Just for today, I let the grade 10s leave before the final bell officially rang. They had asked all their questions, turned in the memoir they’d been working on, and maintained their composure for 73 minutes. They had even agreed to read at home. It seemed like enough. “Goodbye!” they called, and one or two lingered a few seconds longer than normal.
The period before that, the grade 12 students and I had worked together to make plans for our extended March break – all schools in Ontario are closed until April 5. The students met in their book clubs and planned various ways to meet for discussions: Instagram, Google hangouts Flipgrid and Google classroom will host our synchronous and asynchronous meetings. We talked about the value of journals and documentation during times of crisis, and the students decided to write regularly (I’ll provide prompts) for the next few weeks. They really want to learn, these kids. We watched Kelly McGonigal’s TED Talk “How to make stress your friend” and talked about reaching out to each other during our time apart. I reminded them that they could email me anytime, and I created a new Instagram account dedicated to working with them. I had to take a deep breath after we said goodbye.
I gave all the classroom plants extra water, gathered my things, and headed to the English office. There, several teachers were in the process of clearing out the refrigerator.

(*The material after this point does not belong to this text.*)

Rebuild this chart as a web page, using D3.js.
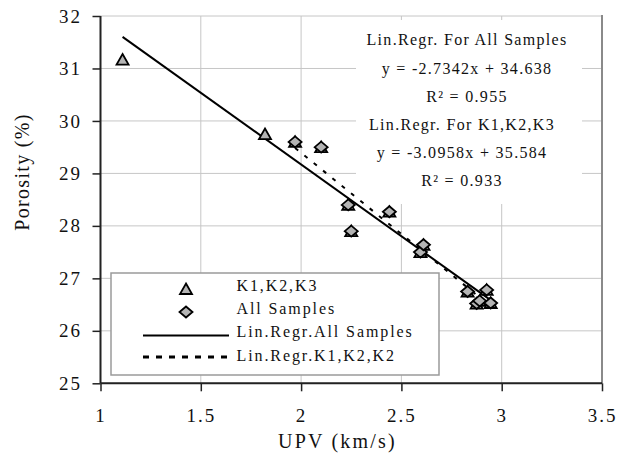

April 5 is only three weeks away, but our unspoken concern was clear: what if this lasts longer? I swang by our Spec Ed room to pick up the avocado tree; it’s not really supposed to live in Ottawa, and it won’t last long without water. Back in the office, we threw things away, rinsed, washed, recycled. We gathered books, found papers, printed student phone numbers, just in case.
Finally, there was nothing left to do. Our goodbyes echoed through the hallways – “Take care!” “Be safe!” “Stay in touch!” – as teachers from various departments turned off the lights and pulled the doors closed.
Outside of the building, a strong wind threatened to topple the tiny tree I was trying to shelter home. The car door blew shut and my colleague and I, laughing, had to work together to get the tree safely, if awkwardly, ensconced between my knees.
Moments later, as we turned onto the street in front of the school, a group of soldiers marched by. We knew it was probably a training march, but it seemed oddly apropos. As we drove away from the school, from our students, from our social interactions, the incongruous soldiers in the rearview mirror, we laughed and laughed, trying to forget what we were leaving behind and how little we know of what lies ahead.